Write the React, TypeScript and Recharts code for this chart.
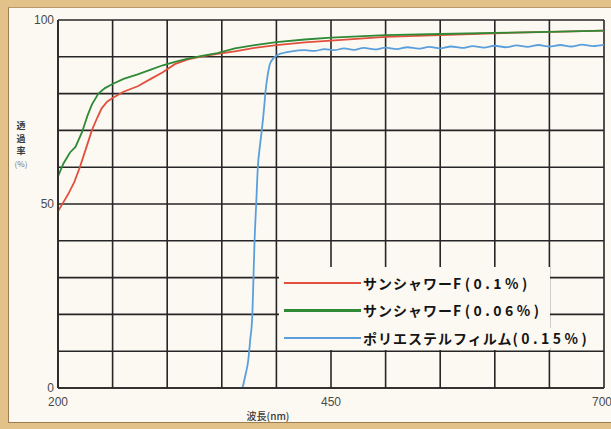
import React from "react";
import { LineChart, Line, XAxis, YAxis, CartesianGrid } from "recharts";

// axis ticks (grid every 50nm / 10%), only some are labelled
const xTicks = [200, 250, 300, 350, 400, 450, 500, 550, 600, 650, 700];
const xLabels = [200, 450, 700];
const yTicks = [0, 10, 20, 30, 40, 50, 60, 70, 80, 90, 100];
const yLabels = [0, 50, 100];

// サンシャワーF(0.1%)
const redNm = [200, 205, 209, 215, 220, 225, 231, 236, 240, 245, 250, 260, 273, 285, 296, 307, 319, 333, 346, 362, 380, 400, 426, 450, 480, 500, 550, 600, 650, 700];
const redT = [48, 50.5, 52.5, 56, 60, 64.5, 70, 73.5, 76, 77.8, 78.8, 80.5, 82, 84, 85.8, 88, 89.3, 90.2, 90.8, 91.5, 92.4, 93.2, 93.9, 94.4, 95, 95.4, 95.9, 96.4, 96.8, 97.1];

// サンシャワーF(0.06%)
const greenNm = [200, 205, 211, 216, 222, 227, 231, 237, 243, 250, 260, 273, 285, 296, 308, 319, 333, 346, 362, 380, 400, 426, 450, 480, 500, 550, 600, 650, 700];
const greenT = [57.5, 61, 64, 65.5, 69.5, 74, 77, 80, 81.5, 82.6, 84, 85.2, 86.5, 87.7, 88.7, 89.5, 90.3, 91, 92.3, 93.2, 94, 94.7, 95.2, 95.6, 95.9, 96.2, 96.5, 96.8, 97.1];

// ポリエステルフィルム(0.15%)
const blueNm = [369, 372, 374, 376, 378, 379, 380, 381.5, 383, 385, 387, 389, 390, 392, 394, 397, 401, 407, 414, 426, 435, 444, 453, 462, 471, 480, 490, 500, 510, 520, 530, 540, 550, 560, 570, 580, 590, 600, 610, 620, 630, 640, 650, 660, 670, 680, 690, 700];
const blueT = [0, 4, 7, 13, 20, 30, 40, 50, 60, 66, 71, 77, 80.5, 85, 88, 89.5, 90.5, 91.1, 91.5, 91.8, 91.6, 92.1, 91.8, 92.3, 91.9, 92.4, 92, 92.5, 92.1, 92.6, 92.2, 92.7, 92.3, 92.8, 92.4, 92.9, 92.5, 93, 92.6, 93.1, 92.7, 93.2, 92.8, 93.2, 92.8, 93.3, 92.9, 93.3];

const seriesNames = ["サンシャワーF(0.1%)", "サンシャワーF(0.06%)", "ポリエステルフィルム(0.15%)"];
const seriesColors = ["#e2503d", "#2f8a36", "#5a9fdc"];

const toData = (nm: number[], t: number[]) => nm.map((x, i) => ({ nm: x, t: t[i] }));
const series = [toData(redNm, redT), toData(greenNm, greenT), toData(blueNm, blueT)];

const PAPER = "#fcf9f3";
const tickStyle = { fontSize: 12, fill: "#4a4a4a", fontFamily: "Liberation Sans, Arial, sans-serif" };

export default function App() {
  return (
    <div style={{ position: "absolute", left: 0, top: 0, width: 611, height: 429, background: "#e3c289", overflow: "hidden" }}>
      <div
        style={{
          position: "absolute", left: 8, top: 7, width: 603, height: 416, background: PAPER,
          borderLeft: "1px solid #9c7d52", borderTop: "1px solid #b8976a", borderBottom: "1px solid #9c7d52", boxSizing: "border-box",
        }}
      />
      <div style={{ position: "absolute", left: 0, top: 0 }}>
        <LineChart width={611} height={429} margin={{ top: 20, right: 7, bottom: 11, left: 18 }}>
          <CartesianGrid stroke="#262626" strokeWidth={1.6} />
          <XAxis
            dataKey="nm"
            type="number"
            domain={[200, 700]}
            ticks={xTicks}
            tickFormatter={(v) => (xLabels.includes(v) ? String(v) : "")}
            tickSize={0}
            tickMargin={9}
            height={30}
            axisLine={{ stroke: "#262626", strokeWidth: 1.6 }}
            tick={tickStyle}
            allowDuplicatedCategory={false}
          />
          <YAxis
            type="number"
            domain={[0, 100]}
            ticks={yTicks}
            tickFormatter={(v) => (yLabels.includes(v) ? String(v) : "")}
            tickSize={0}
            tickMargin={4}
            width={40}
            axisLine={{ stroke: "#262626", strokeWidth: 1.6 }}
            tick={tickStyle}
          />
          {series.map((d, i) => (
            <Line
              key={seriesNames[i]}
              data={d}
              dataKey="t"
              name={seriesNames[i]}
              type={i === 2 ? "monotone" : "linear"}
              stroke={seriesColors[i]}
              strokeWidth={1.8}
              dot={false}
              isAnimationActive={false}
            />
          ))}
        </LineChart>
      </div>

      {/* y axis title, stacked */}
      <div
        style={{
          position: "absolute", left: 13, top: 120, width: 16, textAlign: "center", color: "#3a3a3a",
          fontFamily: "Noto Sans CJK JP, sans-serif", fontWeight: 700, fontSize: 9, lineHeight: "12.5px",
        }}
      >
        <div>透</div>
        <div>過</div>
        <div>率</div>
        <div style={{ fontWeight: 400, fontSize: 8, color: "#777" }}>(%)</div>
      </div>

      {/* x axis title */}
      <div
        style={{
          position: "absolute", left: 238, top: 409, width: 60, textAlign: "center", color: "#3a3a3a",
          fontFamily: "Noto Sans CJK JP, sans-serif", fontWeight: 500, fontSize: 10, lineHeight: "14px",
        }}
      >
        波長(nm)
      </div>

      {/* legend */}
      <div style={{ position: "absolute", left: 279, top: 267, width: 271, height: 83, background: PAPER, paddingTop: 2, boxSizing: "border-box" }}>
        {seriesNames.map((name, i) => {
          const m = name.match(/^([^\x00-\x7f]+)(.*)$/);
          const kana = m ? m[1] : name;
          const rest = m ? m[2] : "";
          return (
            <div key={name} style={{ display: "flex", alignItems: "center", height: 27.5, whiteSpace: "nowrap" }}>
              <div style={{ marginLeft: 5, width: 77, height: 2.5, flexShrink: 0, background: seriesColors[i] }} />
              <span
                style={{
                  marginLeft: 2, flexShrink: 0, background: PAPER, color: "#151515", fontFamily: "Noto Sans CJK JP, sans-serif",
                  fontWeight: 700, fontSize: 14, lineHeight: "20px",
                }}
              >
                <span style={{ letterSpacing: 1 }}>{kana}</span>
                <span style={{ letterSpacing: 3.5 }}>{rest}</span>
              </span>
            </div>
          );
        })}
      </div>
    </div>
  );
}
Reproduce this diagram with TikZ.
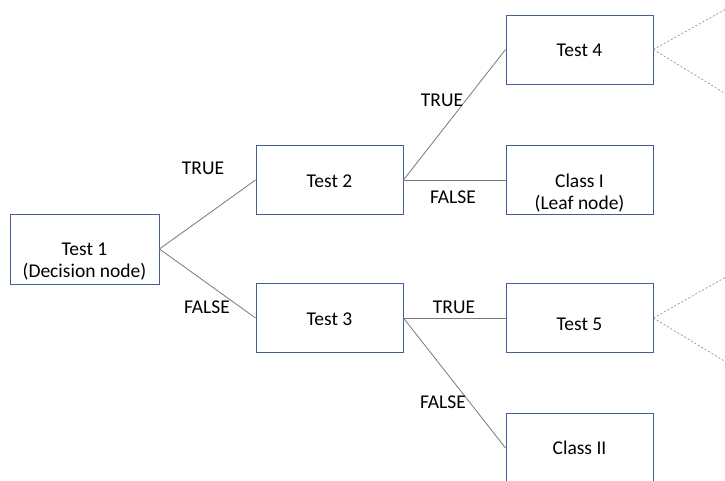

Set exercise |
Copy out the entries verbatim and leave the images out.

Completed exercise |
Write the React, TypeScript and Recharts code for this chart.
import React from "react";
import { LineChart, Line, XAxis, YAxis, CartesianGrid } from "recharts";

// axis ticks (grid every 50nm / 10%), only some are labelled
const xTicks = [200, 250, 300, 350, 400, 450, 500, 550, 600, 650, 700];
const xLabels = [200, 450, 700];
const yTicks = [0, 10, 20, 30, 40, 50, 60, 70, 80, 90, 100];
const yLabels = [0, 50, 100];

// サンシャワーF(0.1%)
const redNm = [200, 205, 209, 215, 220, 225, 231, 236, 240, 245, 250, 260, 273, 285, 296, 307, 319, 333, 346, 362, 380, 400, 426, 450, 480, 500, 550, 600, 650, 700];
const redT = [48, 50.5, 52.5, 56, 60, 64.5, 70, 73.5, 76, 77.8, 78.8, 80.5, 82, 84, 85.8, 88, 89.3, 90.2, 90.8, 91.5, 92.4, 93.2, 93.9, 94.4, 95, 95.4, 95.9, 96.4, 96.8, 97.1];

// サンシャワーF(0.06%)
const greenNm = [200, 205, 211, 216, 222, 227, 231, 237, 243, 250, 260, 273, 285, 296, 308, 319, 333, 346, 362, 380, 400, 426, 450, 480, 500, 550, 600, 650, 700];
const greenT = [57.5, 61, 64, 65.5, 69.5, 74, 77, 80, 81.5, 82.6, 84, 85.2, 86.5, 87.7, 88.7, 89.5, 90.3, 91, 92.3, 93.2, 94, 94.7, 95.2, 95.6, 95.9, 96.2, 96.5, 96.8, 97.1];

// ポリエステルフィルム(0.15%)
const blueNm = [369, 372, 374, 376, 378, 379, 380, 381.5, 383, 385, 387, 389, 390, 392, 394, 397, 401, 407, 414, 426, 435, 444, 453, 462, 471, 480, 490, 500, 510, 520, 530, 540, 550, 560, 570, 580, 590, 600, 610, 620, 630, 640, 650, 660, 670, 680, 690, 700];
const blueT = [0, 4, 7, 13, 20, 30, 40, 50, 60, 66, 71, 77, 80.5, 85, 88, 89.5, 90.5, 91.1, 91.5, 91.8, 91.6, 92.1, 91.8, 92.3, 91.9, 92.4, 92, 92.5, 92.1, 92.6, 92.2, 92.7, 92.3, 92.8, 92.4, 92.9, 92.5, 93, 92.6, 93.1, 92.7, 93.2, 92.8, 93.2, 92.8, 93.3, 92.9, 93.3];

const seriesNames = ["サンシャワーF(0.1%)", "サンシャワーF(0.06%)", "ポリエステルフィルム(0.15%)"];
const seriesColors = ["#e2503d", "#2f8a36", "#5a9fdc"];

const toData = (nm: number[], t: number[]) => nm.map((x, i) => ({ nm: x, t: t[i] }));
const series = [toData(redNm, redT), toData(greenNm, greenT), toData(blueNm, blueT)];

const PAPER = "#fcf9f3";
const tickStyle = { fontSize: 12, fill: "#4a4a4a", fontFamily: "Liberation Sans, Arial, sans-serif" };

export default function App() {
  return (
    <div style={{ position: "absolute", left: 0, top: 0, width: 611, height: 429, background: "#e3c289", overflow: "hidden" }}>
      <div
        style={{
          position: "absolute", left: 8, top: 7, width: 603, height: 416, background: PAPER,
          borderLeft: "1px solid #9c7d52", borderTop: "1px solid #b8976a", borderBottom: "1px solid #9c7d52", boxSizing: "border-box",
        }}
      />
      <div style={{ position: "absolute", left: 0, top: 0 }}>
        <LineChart width={611} height={429} margin={{ top: 20, right: 7, bottom: 11, left: 18 }}>
          <CartesianGrid stroke="#262626" strokeWidth={1.6} />
          <XAxis
            dataKey="nm"
            type="number"
            domain={[200, 700]}
            ticks={xTicks}
            tickFormatter={(v) => (xLabels.includes(v) ? String(v) : "")}
            tickSize={0}
            tickMargin={9}
            height={30}
            axisLine={{ stroke: "#262626", strokeWidth: 1.6 }}
            tick={tickStyle}
            allowDuplicatedCategory={false}
          />
          <YAxis
            type="number"
            domain={[0, 100]}
            ticks={yTicks}
            tickFormatter={(v) => (yLabels.includes(v) ? String(v) : "")}
            tickSize={0}
            tickMargin={4}
            width={40}
            axisLine={{ stroke: "#262626", strokeWidth: 1.6 }}
            tick={tickStyle}
          />
          {series.map((d, i) => (
            <Line
              key={seriesNames[i]}
              data={d}
              dataKey="t"
              name={seriesNames[i]}
              type={i === 2 ? "monotone" : "linear"}
              stroke={seriesColors[i]}
              strokeWidth={1.8}
              dot={false}
              isAnimationActive={false}
            />
          ))}
        </LineChart>
      </div>

      {/* y axis title, stacked */}
      <div
        style={{
          position: "absolute", left: 13, top: 120, width: 16, textAlign: "center", color: "#3a3a3a",
          fontFamily: "Noto Sans CJK JP, sans-serif", fontWeight: 700, fontSize: 9, lineHeight: "12.5px",
        }}
      >
        <div>透</div>
        <div>過</div>
        <div>率</div>
        <div style={{ fontWeight: 400, fontSize: 8, color: "#777" }}>(%)</div>
      </div>

      {/* x axis title */}
      <div
        style={{
          position: "absolute", left: 238, top: 409, width: 60, textAlign: "center", color: "#3a3a3a",
          fontFamily: "Noto Sans CJK JP, sans-serif", fontWeight: 500, fontSize: 10, lineHeight: "14px",
        }}
      >
        波長(nm)
      </div>

      {/* legend */}
      <div style={{ position: "absolute", left: 279, top: 267, width: 271, height: 83, background: PAPER, paddingTop: 2, boxSizing: "border-box" }}>
        {seriesNames.map((name, i) => {
          const m = name.match(/^([^\x00-\x7f]+)(.*)$/);
          const kana = m ? m[1] : name;
          const rest = m ? m[2] : "";
          return (
            <div key={name} style={{ display: "flex", alignItems: "center", height: 27.5, whiteSpace: "nowrap" }}>
              <div style={{ marginLeft: 5, width: 77, height: 2.5, flexShrink: 0, background: seriesColors[i] }} />
              <span
                style={{
                  marginLeft: 2, flexShrink: 0, background: PAPER, color: "#151515", fontFamily: "Noto Sans CJK JP, sans-serif",
                  fontWeight: 700, fontSize: 14, lineHeight: "20px",
                }}
              >
                <span style={{ letterSpacing: 1 }}>{kana}</span>
                <span style={{ letterSpacing: 3.5 }}>{rest}</span>
              </span>
            </div>
          );
        })}
      </div>
    </div>
  );
}
Reproduce this diagram with TikZ.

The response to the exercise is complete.